WORK TO COMPLETE:
Retype all material exactly. Pictures stay out of the copy.

RAW DATA:

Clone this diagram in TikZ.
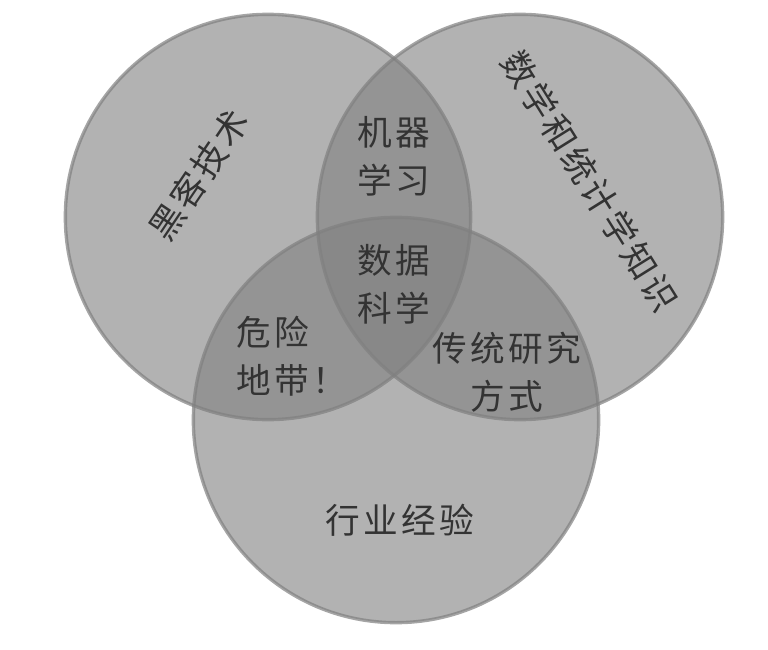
\documentclass[tikz,border=0pt]{standalone}
\usepackage{fontspec}
\setmainfont{Noto Sans CJK SC}
\newcommand\vennfont{\fontsize{26}{36}\selectfont\addfontfeature{LetterSpace=9}}
\tikzset{
    area/.style={draw=black!50, draw opacity=0.7, circle, fill=gray, fill opacity=0.6, line width=2.5pt, minimum size=304pt},
    label/.style={text=black!80, font=\vennfont, align=center}
}
\begin{document}
\begin{tikzpicture}[x=0.75pt,y=-0.75pt]
    \useasboundingbox[fill=white] (0,0) rectangle (768,650);
    %   Define 3 circles that overlap
    \node[area] (hacker) at (268,217) {};
    \node[area] (stats) at (520,217) {};
    \node[area] (domain) at (396,420) {};
    %   Texts of the single areas
    \node[label, rotate=56] (hackertext) at (199,175) {黑客技术};
    \node[label, rotate=-58] (statstext) at (590,181) {数学和统计学知识};
    \node[label] (domaintext) at (400,520) {行业经验};
    %   Texts of the overlaps
    \node[label] (ml) at (394,156) {机器\\学习};
    \node[label] (ds) at (394,284) {数据\\科学};
    \node[label, align=left] (danger) at (292,356) {危险\\地带！};
    \node[label] (research) at (507,372) {传统研究\\方式};
\end{tikzpicture}
\end{document}
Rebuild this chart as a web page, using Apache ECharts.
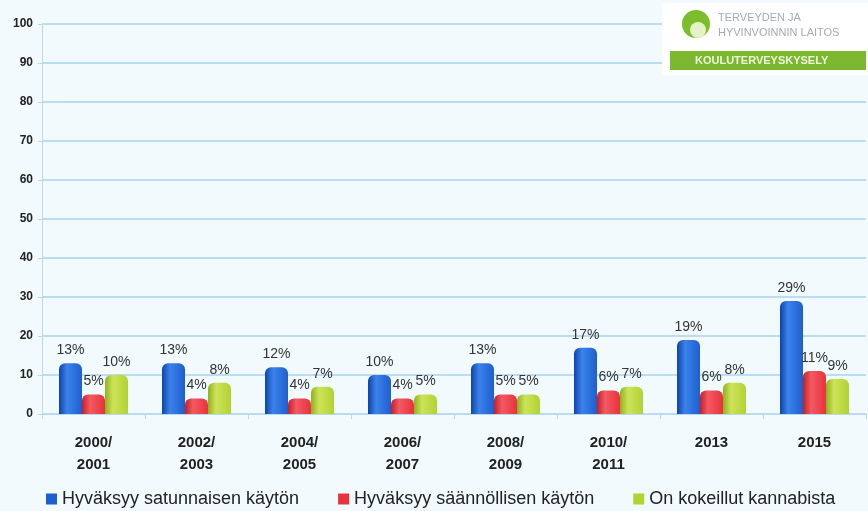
<!DOCTYPE html>
<html>
<head>
<meta charset="utf-8">
<script src="https://cdn.jsdelivr.net/npm/echarts@6/dist/echarts.min.js"></script>
<style>
  html, body { margin: 0; padding: 0; background: #ffffff; }
  #chart { width: 868px; height: 511px; }
</style>
</head>
<body>
<div id="chart"></div>
<script>
  // vuodet
  const years = ['2000/\n2001', '2002/\n2003', '2004/\n2005', '2006/\n2007', '2008/\n2009', '2010/\n2011', '2013', '2015'];
  const occasional = [13, 13, 12, 10, 13, 17, 19, 29];
  const regular = [5, 4, 4, 4, 5, 6, 6, 11];
  const tried = [10, 8, 7, 5, 5, 7, 8, 9];
  const seriesNames = ['Hyväksyy satunnaisen käytön', 'Hyväksyy säännöllisen käytön', 'On kokeillut kannabista'];
  const colors = ['#1b5fd3', '#e8323d', '#b2d232'];

  // sylinterimäinen liukuväri
  function cyl(dark, mid, light) {
    return new echarts.graphic.LinearGradient(0, 0, 1, 0, [
      { offset: 0, color: dark },
      { offset: 0.35, color: light },
      { offset: 1, color: mid }
    ]);
  }

  function bar(name, data, color) {
    return {
      name: name,
      type: 'bar',
      data: data,
      barWidth: 23,
      barGap: '0%',
      itemStyle: { color: color, borderRadius: [6, 6, 0, 0] },
      label: {
        show: true,
        position: 'top',
        distance: 6,
        formatter: '{c}%',
        color: '#333',
        fontSize: 14,
        fontFamily: 'Liberation Sans'
      }
    };
  }

  const chart = echarts.init(document.getElementById('chart'));
  chart.setOption({
    backgroundColor: '#f2fafd',
    color: colors,
    grid: { left: 42, right: 2, top: 24, bottom: 97 },
    legend: {
      bottom: 3,
      left: 46,
      right: 0,
      padding: 0,
      itemWidth: 11,
      itemHeight: 11,
      itemGap: 39,
      icon: 'rect',
      textStyle: { fontSize: 18, color: '#222', fontFamily: 'Liberation Sans' },
      data: seriesNames.map((n, i) => ({ name: n, itemStyle: { color: colors[i] } }))
    },
    xAxis: {
      type: 'category',
      data: years,
      axisLine: { lineStyle: { color: '#b7d9ec' } },
      axisTick: { show: true, lineStyle: { color: '#b7d9ec' } },
      axisLabel: {
        margin: 18,
        fontSize: 15,
        fontWeight: 'bold',
        lineHeight: 22,
        color: '#222',
        fontFamily: 'Liberation Sans'
      }
    },
    yAxis: {
      type: 'value',
      min: 0,
      max: 100,
      interval: 10,
      axisLine: { show: true, lineStyle: { color: '#b7d9ec' } },
      axisTick: { show: true, length: 4, lineStyle: { color: '#b7d9ec' } },
      splitLine: { lineStyle: { color: '#a9d3ec', width: 1.5 } },
      axisLabel: {
        margin: 9,
        fontSize: 12,
        fontWeight: 'bold',
        color: '#222',
        fontFamily: 'Liberation Sans'
      }
    },
    graphic: [
      { type: 'rect', z: 100, left: 662, top: 3, shape: { width: 206, height: 72 }, style: { fill: '#ffffff' } },
      { type: 'circle', z: 101, left: 682, top: 10, shape: { r: 14 }, style: { fill: '#7cbd2a' } },
      { type: 'circle', z: 102, left: 690, top: 22, shape: { r: 8 }, style: { fill: '#e4f2c8' } },
      { type: 'text', z: 101, left: 718, top: 12, style: { text: 'TERVEYDEN JA', fontSize: 11, fill: '#a3acb2', fontFamily: 'Liberation Sans' } },
      { type: 'text', z: 101, left: 718, top: 27, style: { text: 'HYVINVOINNIN LAITOS', fontSize: 11, fill: '#a3acb2', fontFamily: 'Liberation Sans' } },
      { type: 'rect', z: 101, left: 670, top: 51, shape: { width: 196, height: 19 }, style: { fill: '#7cb82f' } },
      { type: 'text', z: 102, left: 695, top: 55, style: { text: 'KOULUTERVEYSKYSELY', fontSize: 11, fontWeight: 'bold', fill: '#eef6dc', fontFamily: 'Liberation Sans' } }
    ],
    series: [
      bar(seriesNames[0], occasional, cyl('#0e44a8', '#1d5fcf', '#3b82ea')),
      bar(seriesNames[1], regular, cyl('#c41f28', '#e8323d', '#f25a62')),
      bar(seriesNames[2], tried, cyl('#8fb21c', '#b2d232', '#cde35a'))
    ]
  });
</script>
</body>
</html>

FULL OUTPUT:
Clone this diagram in TikZ.
\documentclass[tikz,border=0pt]{standalone}
\usepackage{fontspec}
\setmainfont{Noto Sans CJK SC}
\newcommand\vennfont{\fontsize{26}{36}\selectfont\addfontfeature{LetterSpace=9}}
\tikzset{
    area/.style={draw=black!50, draw opacity=0.7, circle, fill=gray, fill opacity=0.6, line width=2.5pt, minimum size=304pt},
    label/.style={text=black!80, font=\vennfont, align=center}
}
\begin{document}
\begin{tikzpicture}[x=0.75pt,y=-0.75pt]
    \useasboundingbox[fill=white] (0,0) rectangle (768,650);
    %   Define 3 circles that overlap
    \node[area] (hacker) at (268,217) {};
    \node[area] (stats) at (520,217) {};
    \node[area] (domain) at (396,420) {};
    %   Texts of the single areas
    \node[label, rotate=56] (hackertext) at (199,175) {黑客技术};
    \node[label, rotate=-58] (statstext) at (590,181) {数学和统计学知识};
    \node[label] (domaintext) at (400,520) {行业经验};
    %   Texts of the overlaps
    \node[label] (ml) at (394,156) {机器\\学习};
    \node[label] (ds) at (394,284) {数据\\科学};
    \node[label, align=left] (danger) at (292,356) {危险\\地带！};
    \node[label] (research) at (507,372) {传统研究\\方式};
\end{tikzpicture}
\end{document}
Rebuild this chart as a web page, using Apache ECharts.
<!DOCTYPE html>
<html>
<head>
<meta charset="utf-8">
<script src="https://cdn.jsdelivr.net/npm/echarts@6/dist/echarts.min.js"></script>
<style>
  html, body { margin: 0; padding: 0; background: #ffffff; }
  #chart { width: 868px; height: 511px; }
</style>
</head>
<body>
<div id="chart"></div>
<script>
  // vuodet
  const years = ['2000/\n2001', '2002/\n2003', '2004/\n2005', '2006/\n2007', '2008/\n2009', '2010/\n2011', '2013', '2015'];
  const occasional = [13, 13, 12, 10, 13, 17, 19, 29];
  const regular = [5, 4, 4, 4, 5, 6, 6, 11];
  const tried = [10, 8, 7, 5, 5, 7, 8, 9];
  const seriesNames = ['Hyväksyy satunnaisen käytön', 'Hyväksyy säännöllisen käytön', 'On kokeillut kannabista'];
  const colors = ['#1b5fd3', '#e8323d', '#b2d232'];

  // sylinterimäinen liukuväri
  function cyl(dark, mid, light) {
    return new echarts.graphic.LinearGradient(0, 0, 1, 0, [
      { offset: 0, color: dark },
      { offset: 0.35, color: light },
      { offset: 1, color: mid }
    ]);
  }

  function bar(name, data, color) {
    return {
      name: name,
      type: 'bar',
      data: data,
      barWidth: 23,
      barGap: '0%',
      itemStyle: { color: color, borderRadius: [6, 6, 0, 0] },
      label: {
        show: true,
        position: 'top',
        distance: 6,
        formatter: '{c}%',
        color: '#333',
        fontSize: 14,
        fontFamily: 'Liberation Sans'
      }
    };
  }

  const chart = echarts.init(document.getElementById('chart'));
  chart.setOption({
    backgroundColor: '#f2fafd',
    color: colors,
    grid: { left: 42, right: 2, top: 24, bottom: 97 },
    legend: {
      bottom: 3,
      left: 46,
      right: 0,
      padding: 0,
      itemWidth: 11,
      itemHeight: 11,
      itemGap: 39,
      icon: 'rect',
      textStyle: { fontSize: 18, color: '#222', fontFamily: 'Liberation Sans' },
      data: seriesNames.map((n, i) => ({ name: n, itemStyle: { color: colors[i] } }))
    },
    xAxis: {
      type: 'category',
      data: years,
      axisLine: { lineStyle: { color: '#b7d9ec' } },
      axisTick: { show: true, lineStyle: { color: '#b7d9ec' } },
      axisLabel: {
        margin: 18,
        fontSize: 15,
        fontWeight: 'bold',
        lineHeight: 22,
        color: '#222',
        fontFamily: 'Liberation Sans'
      }
    },
    yAxis: {
      type: 'value',
      min: 0,
      max: 100,
      interval: 10,
      axisLine: { show: true, lineStyle: { color: '#b7d9ec' } },
      axisTick: { show: true, length: 4, lineStyle: { color: '#b7d9ec' } },
      splitLine: { lineStyle: { color: '#a9d3ec', width: 1.5 } },
      axisLabel: {
        margin: 9,
        fontSize: 12,
        fontWeight: 'bold',
        color: '#222',
        fontFamily: 'Liberation Sans'
      }
    },
    graphic: [
      { type: 'rect', z: 100, left: 662, top: 3, shape: { width: 206, height: 72 }, style: { fill: '#ffffff' } },
      { type: 'circle', z: 101, left: 682, top: 10, shape: { r: 14 }, style: { fill: '#7cbd2a' } },
      { type: 'circle', z: 102, left: 690, top: 22, shape: { r: 8 }, style: { fill: '#e4f2c8' } },
      { type: 'text', z: 101, left: 718, top: 12, style: { text: 'TERVEYDEN JA', fontSize: 11, fill: '#a3acb2', fontFamily: 'Liberation Sans' } },
      { type: 'text', z: 101, left: 718, top: 27, style: { text: 'HYVINVOINNIN LAITOS', fontSize: 11, fill: '#a3acb2', fontFamily: 'Liberation Sans' } },
      { type: 'rect', z: 101, left: 670, top: 51, shape: { width: 196, height: 19 }, style: { fill: '#7cb82f' } },
      { type: 'text', z: 102, left: 695, top: 55, style: { text: 'KOULUTERVEYSKYSELY', fontSize: 11, fontWeight: 'bold', fill: '#eef6dc', fontFamily: 'Liberation Sans' } }
    ],
    series: [
      bar(seriesNames[0], occasional, cyl('#0e44a8', '#1d5fcf', '#3b82ea')),
      bar(seriesNames[1], regular, cyl('#c41f28', '#e8323d', '#f25a62')),
      bar(seriesNames[2], tried, cyl('#8fb21c', '#b2d232', '#cde35a'))
    ]
  });
</script>
</body>
</html>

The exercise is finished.